In 2006, Steve Nash posted a 50/40/90 season for the offensive record-breaking Suns. In 2009, LeBron James posted the fourth best individual PER in NBA history. In 2015 Steph Curry set an NBA record for 3-pointers made in a season, and in 2016 his Golden State Warriors won an NBA-best 72 games.
Storylines are everywhere if you look for them (and can predict them).
Future Hall of Famers
We’ve seen some random winners in just about every major award in the NBA.
Guys such as Emeka Okafor and Michael Carter-Williams have won Rookie of the Year. Most Improved Player award winners have included Aaron Brooks, Bobby Simmons and some guy named Isaac Austin. Even Marcus Camby was a surprise winner for Defensive Player of the Year in 2007.
But when it comes to the MVP, the granddaddy of them all, there’s nothing random about the winners. Since the award was first handed out in 1956, all but one player is either in the Hall of Fame or well on their way to being inducted.
The only exception to the group is Derrick Rose, who won the award in 2011 and being the youngest player (22 years old) in league history to do so. He clearly was on a Hall of Fame trajectory before myriad knee injuries crippled his career.
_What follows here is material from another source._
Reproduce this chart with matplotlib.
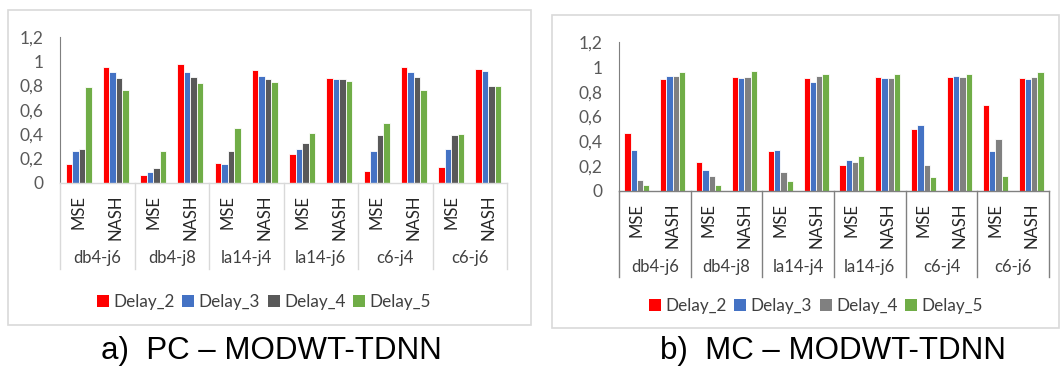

So, when determining who to bet on for MVP, only consider the absolute best. There are rarely, if ever, dark horses who come on and win the award. Your pick for MVP should be one you believe will one day be elected to the Hall in Springfield, Mass.
Find A Shooter/Scorer
From 2008 to 2018, nine of the 11 MVP award winners ranked in the top five in points per game. From 2014 to 2018, four of the five winners led the NBA in scoring.
It’s always been an important factor in the voting – Kareem Abdul-Jabbar has won it six times and Michael Jordan has won it five times for a reason – but it means even more now. Find an elite scorer, along with these other factors, and you’ve got a good shot at finding your MVP.